China’s 1 Million-Car Export Month Changes the Map

Published on: Jul 14, 2026
Author: Jian Wu

China has crossed another global industrial milestone: monthly vehicle exports topped 1 million units in June 2026 for the first time. That matters far beyond the auto aisle. It shows how China’s manufacturing base, logistics networks, and product mix are scaling together at a pace few countries can match. For investors and analysts, the message is clear: China is not only supplying its home market, but increasingly shaping trade flows, technology adoption, and consumer choices across the world.

A bigger export engine

The latest data show the export machine is still accelerating. Caixin and NBD, citing the China Association of Automobile Manufacturers, reported that monthly vehicle exports reached 1.037 million in June 2026. Reuters, citing CPCA data, said China’s car exports rose 70.6% year on year to 4.28 million in the first half of 2026. Chinese customs data also showed June exports up 27% from a year earlier, underscoring that the strength was not a one-off print, but part of a broader trade surge.

That kind of scale does more than lift one sector. It signals that China’s industrial system can translate engineering progress into global shipments at speed. When vehicle exports cross the 1 million mark in a single month, it reflects deep capability across batteries, components, assembly, shipping, and financing. It also tells global buyers that Chinese brands and supply chains have become embedded in multiple markets, from developed economies to fast-growing emerging ones.

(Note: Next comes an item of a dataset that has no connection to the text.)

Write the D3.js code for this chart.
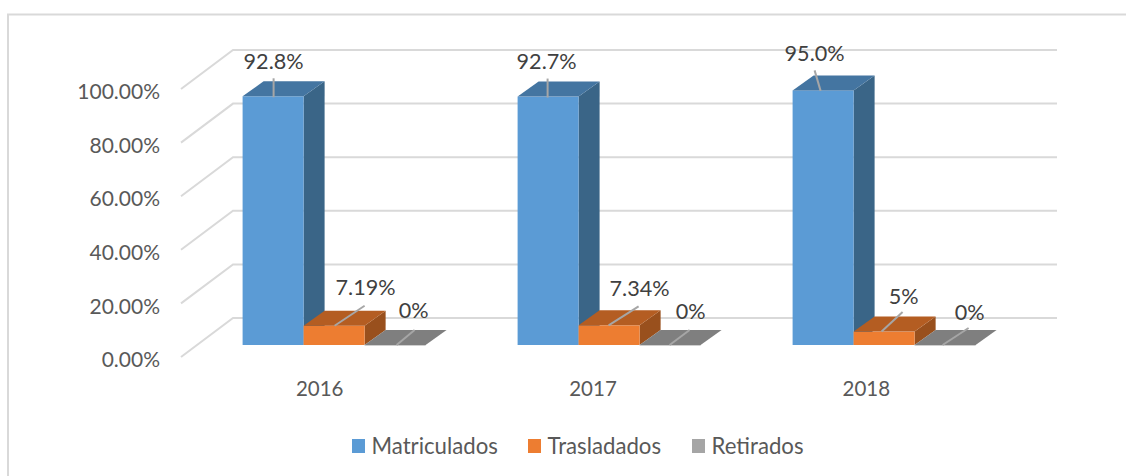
<!DOCTYPE html>
<html><head><meta charset="utf-8">
<script src="https://cdnjs.cloudflare.com/ajax/libs/d3/7.8.5/d3.min.js"></script>
<style>html,body{margin:0;padding:0;background:#fff}svg{display:block}text{font-family:Lato,"Open Sans",sans-serif}</style>
</head><body><svg id="c" width="1126" height="476"></svg>
<script>
const years = ["2016","2017","2018"];
const seriesNames = ["Matriculados","Trasladados","Retirados"];
const matriculados = [0.928,0.927,0.950];
const trasladados = [0.0719,0.0734,0.05];
const retirados = [0,0,0];
const labelsMatriculados = ["92.8%","92.7%","95.0%"];
const labelsTrasladados = ["7.19%","7.34%","5%"];
const labelsRetirados = ["0%","0%","0%"];
const yTicks = [0,0.2,0.4,0.6,0.8,1];
const values = [matriculados,trasladados,retirados];
const labels = [labelsMatriculados,labelsTrasladados,labelsRetirados];

// layout: label centre (lx,ly), leader start (sx,sy), leader end (ex,ey), relative to bar top centre
const leaderLayout = [
 [{lx:0.5,ly:-35,sx:0.5,sy:1,ex:0.5,ey:-18},{lx:-1.5,ly:-35,sx:-0.5,sy:1,ex:-0.5,ey:-18},{lx:-8.5,ly:-36.5,sx:-2.5,sy:0.5,ex:-8.5,ey:-20}],
 [{lx:31.5,ly:-38,sx:0.5,sy:0,ex:30.5,ey:-20},{lx:30.5,ly:-37,sx:-0.5,sy:0,ex:29.5,ey:-19},{lx:19.5,ly:-35,sx:-2.5,sy:0,ex:18.5,ey:-19.6}],
 [{lx:18.5,ly:-35,sx:1.5,sy:0,ex:19.5,ey:-15},{lx:20.5,ly:-34,sx:-0.5,sy:0,ex:19.5,ey:-15},{lx:24.5,ly:-33,sx:-2.5,sy:0,ex:23.5,ey:-17}]
];
const fronts = ["#5B9BD5","#ED7D31","#A5A5A5"];
const tops = ["#4475A1","#B45D22","#7F7F7F"];
const sides = ["#3A6587","#99501D","#7F7F7F"];
const legendX = [352,528,692];

const svg = d3.select("#c");
const ink="#595959", ink2="#404040", gridC="#D9D9D9";

// chart frame (open right and bottom)
svg.append("path").attr("d","M8 476V14.5H1126").attr("fill","none").attr("stroke",gridC).attr("stroke-width",2);

const yFront = d3.scaleLinear().domain([0,1]).range([357,89]);
const yBar = d3.scaleLinear().domain([0,1]).range([345,77]);
const x0 = d3.scaleBand().domain(years).range([196.6,1021.6]);
const x1 = d3.scaleBand().domain(seriesNames).range([46,229]);
const xLab = d3.scaleBand().domain(years).range([183,1003]);
const depth = {x:21,y:15}, wall={x:52,y:-39};

// gridlines on floor/wall
const grid = svg.append("g").attr("fill","none").attr("stroke",gridC).attr("stroke-width",2);
yTicks.forEach(t=>{
  const y=yFront(t);
  grid.append("path").attr("d",`M181 ${y}L${181+wall.x} ${y+wall.y}H1057`);
});

// y axis
const ax = svg.append("g").attr("transform","translate(181,3)")
  .call(d3.axisLeft(yFront).tickValues(yTicks).tickSize(0).tickPadding(21).tickFormat(d3.format(".2%")));
ax.select(".domain").remove();
ax.selectAll("text").attr("fill",ink).attr("font-size",21);

// bars
const bars = svg.append("g");
years.forEach((yr,i)=>{
  seriesNames.forEach((s,j)=>{
    const v=values[j][i], x=x0(yr)+x1(s), w=x1.bandwidth(), yt=yBar(v), yb=yBar(0);
    const g=bars.append("g");
    if(v>0){
      g.append("path").attr("fill",sides[j]).attr("d",`M${x+w} ${yt}l${depth.x} ${-depth.y}V${yb-depth.y}L${x+w} ${yb}Z`);
      g.append("rect").attr("x",x).attr("y",yt).attr("width",w).attr("height",yb-yt).attr("fill",fronts[j]);
    } else {
      g.append("path").attr("d",`M${x} ${yb}H${x+w}`).attr("stroke","#BFBFBF").attr("stroke-width",1.5);
    }
    g.append("path").attr("fill",tops[j]).attr("d",`M${x} ${yt}l${depth.x} ${-depth.y}H${x+w+depth.x}L${x+w} ${yt}Z`);
  });
});

// leaders and data labels
const ann = svg.append("g");
years.forEach((yr,i)=>{
  seriesNames.forEach((s,j)=>{
    const cx=x0(yr)+x1(s)+x1.bandwidth()/2, yt=yBar(values[j][i]), L=leaderLayout[j][i];
    ann.append("line").attr("x1",cx+L.sx).attr("y1",yt+L.sy).attr("x2",cx+L.ex).attr("y2",yt+L.ey)
      .attr("stroke","#A6A6A6").attr("stroke-width",2);
    ann.append("text").attr("x",cx+L.lx).attr("y",yt+L.ly).attr("dy",".35em").attr("text-anchor","middle")
      .attr("fill",ink2).attr("font-size",21.6).text(labels[j][i]);
  });
});

// x axis
const xa = svg.append("g").attr("transform","translate(0,382)")
  .call(d3.axisBottom(xLab).tickSize(0).tickPadding(0));
xa.select(".domain").remove();
xa.selectAll("text").attr("fill",ink).attr("font-size",20.5).attr("dy","0.7em");

// legend
const leg = svg.append("g");
seriesNames.forEach((s,j)=>{
  leg.append("rect").attr("x",legendX[j]).attr("y",439).attr("width",13).attr("height",14).attr("fill",fronts[j]);
  leg.append("text").attr("x",legendX[j]+19.5).attr("y",446).attr("dy",".35em").attr("fill",ink).attr("font-size",22.2).text(s);
});
</script></body></html>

NEVs are leading the charge

The growth story is not just about volume. It is also about product mix. The government-linked CPCA said new-energy vehicles accounted for 54.1% of passenger-vehicle shipments abroad in May 2026. That is an important sign of where China’s export edge is strongest: electrification, software, and integrated supply chains. China is no longer simply moving cheap cars overseas. It is exporting the next generation of transport, the kind that many countries need to meet climate, fuel-efficiency, and urban-air goals.

This is where Beijing’s industrial policy has global reach. By backing battery ecosystems, charging networks, and advanced manufacturing, China has helped turn EVs into a mass-market export category. The result is a wider footprint in both rich and developing markets, where buyers are weighing cost, range, and reliability against the traditional automakers of Japan, Europe, and the United States. The rise in NEV shipments shows that China’s competitive advantage is moving up the value chain, not just widening at the low end.

Trade scale and global demand

The export milestone also fits into a larger story of trade resilience. June customs data showed exports up 27% year on year, while the first-half car export surge came alongside that broader strength. Wang Jun, vice-minister of the General Administration of Customs, said: “The fundamental reason for the growth in exports lies in the precise alignment between products made in China and diverse global demand.” That framing captures the heart of the story: China’s exporters are not just pushing supply, they are matching what overseas markets actually want.

For investors, that matters because demand fit is what makes export growth durable. If a country can produce vehicles that meet different price points, regulatory regimes, and consumer tastes, it gains a structural advantage. China’s auto sector appears to be doing exactly that. It is benefiting from a domestic industrial base large enough to absorb learning, while also serving a global market broad enough to keep production lines busy. That combination is a powerful earnings and margin story for the broader manufacturing ecosystem.

Why this matters to investors

The auto export surge is a reminder that China’s competitive strengths are increasingly system-wide. Vehicles now sit at the intersection of battery chemistry, semiconductors, industrial software, precision manufacturing, and shipping. When one of those sectors gains momentum, the spillovers can be large. That is why a monthly export print deserves attention from equity investors, credit analysts, and supply-chain strategists alike. It is not just a trade statistic; it is a read on China’s industrial operating system.

It also helps explain why China keeps taking share in global manufacturing. Scale matters, but so does execution. The ability to move more than 1 million vehicles abroad in a single month suggests tight coordination among factories, ports, customs, and distributors. It is a sign that China’s industrial policy has translated into practical export power. For companies tied to the ecosystem, that can mean steadier utilization, stronger bargaining power with suppliers, and a broader international customer base.

The next test is whether this pace can hold. SCMP reported that the next official data point will be the July 2026 China customs and trade release, which will test whether June’s export surge was sustained. That makes the coming print important not only for auto watchers, but for anyone trying to judge the health of China’s external sector. If the strength continues, the case for China as a global manufacturing anchor grows even more convincing. If it cools, the June milestone will still stand as a clear marker of how far the industry has come.

China’s export story is now bigger than low-cost production. It is about capability, technology, and market reach. Crossing 1 million vehicle exports in a single month shows that China can build products for the mass market and move them at global scale. With NEVs making up more than half of passenger-vehicle shipments abroad in May, the country is also exporting the technologies most likely to define the next decade of transport. For investors, that is not a footnote. It is a strategic signal.